Set ts = new TreeSet();

ts.add("zs");

ts.add("ls");

ts.add("ww");

System.out.print(ts);

//执行后，控制台输出为？

//TreeSet 对于字符串来说默认按照字典升序进行排序，所以答案为：[ls, ww, zs]

//假设文件 c:/a.txt 的内容为 abc

//以下代码

try {

    File f = new File("c:/a.txt");

    System.out.print(f.length());

    OutputStream out = new FileOutputStream(f);

    System.out.print(f.length());

    out.write(97);

    System.out.print(f.length());

    out.close();

} catch (FileNotFoundException e) {

    e.printStackTrace();

} catch (IOException e) {

    e.printStackTrace();

}

//执行后，控制台输出为？301

File 对象 new 出来后，f.length() 返回值为 3。

FileOutputStream 对象 new 出来后，由于默认方法是覆盖已经存在的文件，所以f.length() 返回值为 0，如果想不覆盖，应该使用new FileOutputStream(f,false);。
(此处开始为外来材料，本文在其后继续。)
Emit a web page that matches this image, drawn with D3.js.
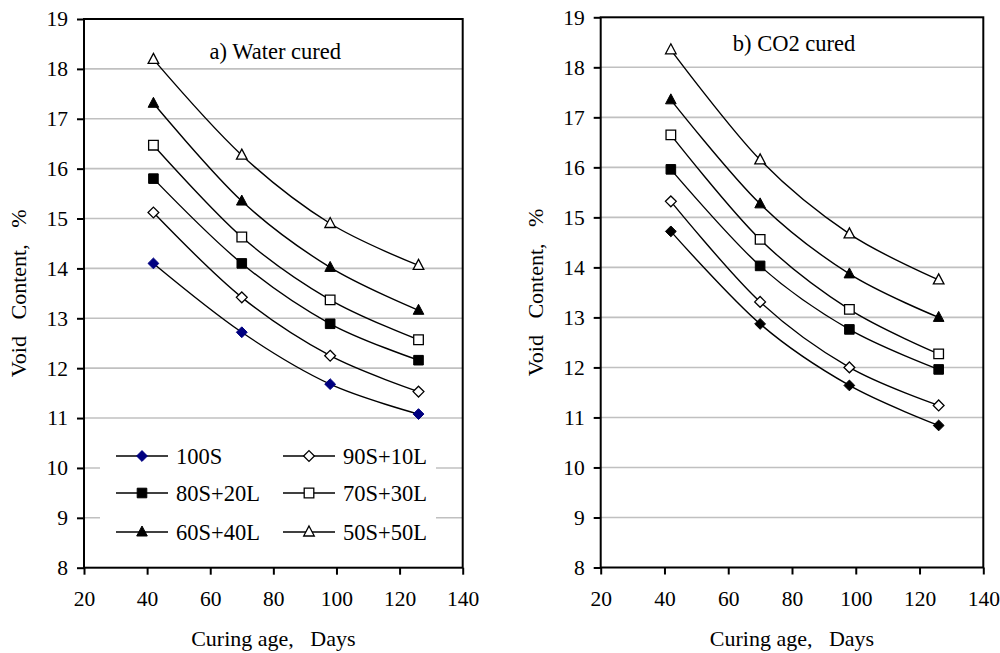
<!DOCTYPE html>
<html>
<head>
<meta charset="utf-8">
<script src="https://cdn.jsdelivr.net/npm/d3@7"></script>
<style>
html,body{margin:0;padding:0;background:#fff;}
svg{display:block;}
svg text{font-family:"Liberation Serif","Times New Roman",serif;}
</style>
</head>
<body>
<svg id="chart" width="1000" height="653"></svg>
<script>
// ---- data ----
const days = [42, 70, 98, 126];
const seriesNames = ["100S", "90S+10L", "80S+20L", "70S+30L", "60S+40L", "50S+50L"];
const markerTypes = ["diamondFill", "diamondOpen", "squareFill", "squareOpen", "triangleFill", "triangleOpen"];
const waterCured = [
  [14.10, 12.72, 11.68, 11.08],
  [15.12, 13.42, 12.25, 11.53],
  [15.80, 14.10, 12.89, 12.16],
  [16.47, 14.63, 13.37, 12.57],
  [17.31, 15.35, 14.02, 13.16],
  [18.19, 16.27, 14.90, 14.06]
];
const co2Cured = [
  [14.72, 12.87, 11.64, 10.84],
  [15.32, 13.31, 12.00, 11.24],
  [15.96, 14.03, 12.76, 11.96],
  [16.65, 14.56, 13.16, 12.27],
  [17.35, 15.27, 13.87, 13.00],
  [18.35, 16.15, 14.67, 13.75]
];
const xTicks = [20, 40, 60, 80, 100, 120, 140];
const yTicks = [8, 9, 10, 11, 12, 13, 14, 15, 16, 17, 18, 19];
const panelTitles = ["a) Water cured", "b) CO2 cured"];
const xTitle = "Curing age,\u00a0\u00a0\u00a0Days";
const yTitle = "Void\u00a0\u00a0\u00a0Content,\u00a0\u00a0\u00a0%";

const FONT = "Liberation Serif";
const svg = d3.select("#chart");

function markerPath(type) {
  if (type.startsWith("diamond")) { const r = 5.4; return `M0,${-r}L${r},0L0,${r}L${-r},0Z`; }
  if (type.startsWith("square")) { const r = 4.8; return `M${-r},${-r}H${r}V${r}H${-r}Z`; }
  const w = 5.3, h = 10; return `M0,${-h*0.6}L${w},${h*0.4}L${-w},${h*0.4}Z`;
}
function drawMarker(g, type, x, y, color) {
  const fill = type.endsWith("Fill");
  g.append("path").attr("d", markerPath(type))
    .attr("transform", `translate(${x},${y})`)
    .attr("fill", fill ? color : "#fff")
    .attr("stroke", color).attr("stroke-width", fill ? 1 : 1.3);
}

function drawPanel(opt) {
  const x = d3.scaleLinear().domain([20, 140]).range([opt.left, opt.right]);
  const y = d3.scaleLinear().domain([8, 19]).range([opt.bottom, opt.top]);
  const g = svg.append("g");

  // gridlines
  g.append("g").selectAll("line").data(yTicks.filter(t => t > 8 && t < 19)).join("line")
    .attr("x1", opt.left).attr("x2", opt.right)
    .attr("y1", d => y(d)).attr("y2", d => y(d))
    .attr("stroke", "#c0c0c0").attr("stroke-width", 1.6);

  // axes
  const yAxis = g.append("g").attr("transform", `translate(${opt.left},0)`)
    .call(d3.axisLeft(y).tickValues(yTicks).tickSize(7).tickSizeOuter(0).tickPadding(9).tickFormat(d3.format("d")));
  const xAxis = g.append("g").attr("transform", `translate(0,${opt.bottom})`)
    .call(d3.axisBottom(x).tickValues(xTicks).tickSize(7).tickSizeOuter(0).tickPadding(16).tickFormat(d3.format("d")));
  [yAxis, xAxis].forEach(a => {
    a.attr("font-family", FONT).attr("font-size", 21.5);
    a.select(".domain").remove();
    a.selectAll("line").attr("stroke", "#000").attr("stroke-width", 2);
    a.selectAll("text").attr("fill", "#000");
  });

  // frame
  g.append("rect").attr("x", opt.left).attr("y", opt.top)
    .attr("width", opt.right - opt.left).attr("height", opt.bottom - opt.top)
    .attr("fill", "none").attr("stroke", "#000").attr("stroke-width", 2);

  // legend background (drawn before lines)
  if (opt.legend) {
    g.append("rect").attr("x", opt.left + 16).attr("y", 438)
      .attr("width", 336).attr("height", 112).attr("fill", "#fff");
  }

  // series
  const line = d3.line().x((d, i) => x(days[i])).y(d => y(d)).curve(d3.curveCatmullRom.alpha(0));
  opt.values.forEach((vals) => {
    g.append("path").attr("d", line(vals)).attr("fill", "none")
      .attr("stroke", "#000").attr("stroke-width", 1.4);
  });
  opt.values.forEach((vals, si) => {
    const color = si === 0 ? opt.firstColor : "#000";
    vals.forEach((v, i) => drawMarker(g, markerTypes[si], x(days[i]), y(v), color));
  });

  // title
  g.append("text").attr("x", (opt.left + opt.right) / 2 + 2).attr("y", opt.titleY)
    .attr("text-anchor", "middle").attr("font-family", FONT).attr("font-size", 22.5).text(opt.title);

  // axis titles
  g.append("text").attr("x", (opt.left + opt.right) / 2).attr("y", 646)
    .attr("text-anchor", "middle").attr("font-family", FONT).attr("font-size", 22).text(xTitle);
  g.append("text").attr("transform", `translate(${opt.left - 58},${(opt.top + opt.bottom) / 2}) rotate(-90)`)
    .attr("text-anchor", "middle").attr("font-family", FONT).attr("font-size", 22).text(yTitle);

  // legend
  if (opt.legend) {
    const lg = g.append("g");
    const colX = [opt.left + 32, opt.left + 199];
    const rowY = [456, 493, 532];
    seriesNames.forEach((name, i) => {
      const cx = colX[i % 2], cy = rowY[Math.floor(i / 2)];
      lg.append("line").attr("x1", cx).attr("x2", cx + 52).attr("y1", cy).attr("y2", cy)
        .attr("stroke", "#000").attr("stroke-width", 1.4);
      drawMarker(lg, markerTypes[i], cx + 26, cy, i === 0 ? opt.firstColor : "#000");
      lg.append("text").attr("x", cx + 60).attr("y", cy + 7.5)
        .attr("font-family", FONT).attr("font-size", 22.5).text(name);
    });
  }
}

drawPanel({ left: 84, right: 462.7, top: 19, bottom: 567.7, values: waterCured,
  firstColor: "#000080", title: panelTitles[0], titleY: 59, legend: true });
drawPanel({ left: 600.7, right: 983.3, top: 17.3, bottom: 567.5, values: co2Cured,
  firstColor: "#000", title: panelTitles[1], titleY: 50.5, legend: false });
</script>
</body>
</html>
out.write(97) 写入字母 a 后，f.lenght() 返回值为 1。

if(node2 instanceof Element){

String string = node2.getNodeName();

String ste = node2.getTextContent();

System.out.println(string+" "+ste);

}

出现这种问题的原因主要是使用org.w3c.dom.Node的进行解析的，它会将你的回车也作为一个节点。在你的代码中你打印str.getLenth();得到的数值肯定比你写的节点要多。
如果：node2 instanceof Text，则输出：#text
如果：node2 instanceof Element，则输出：标签名

或者将文件中多余的空格和回车都去掉。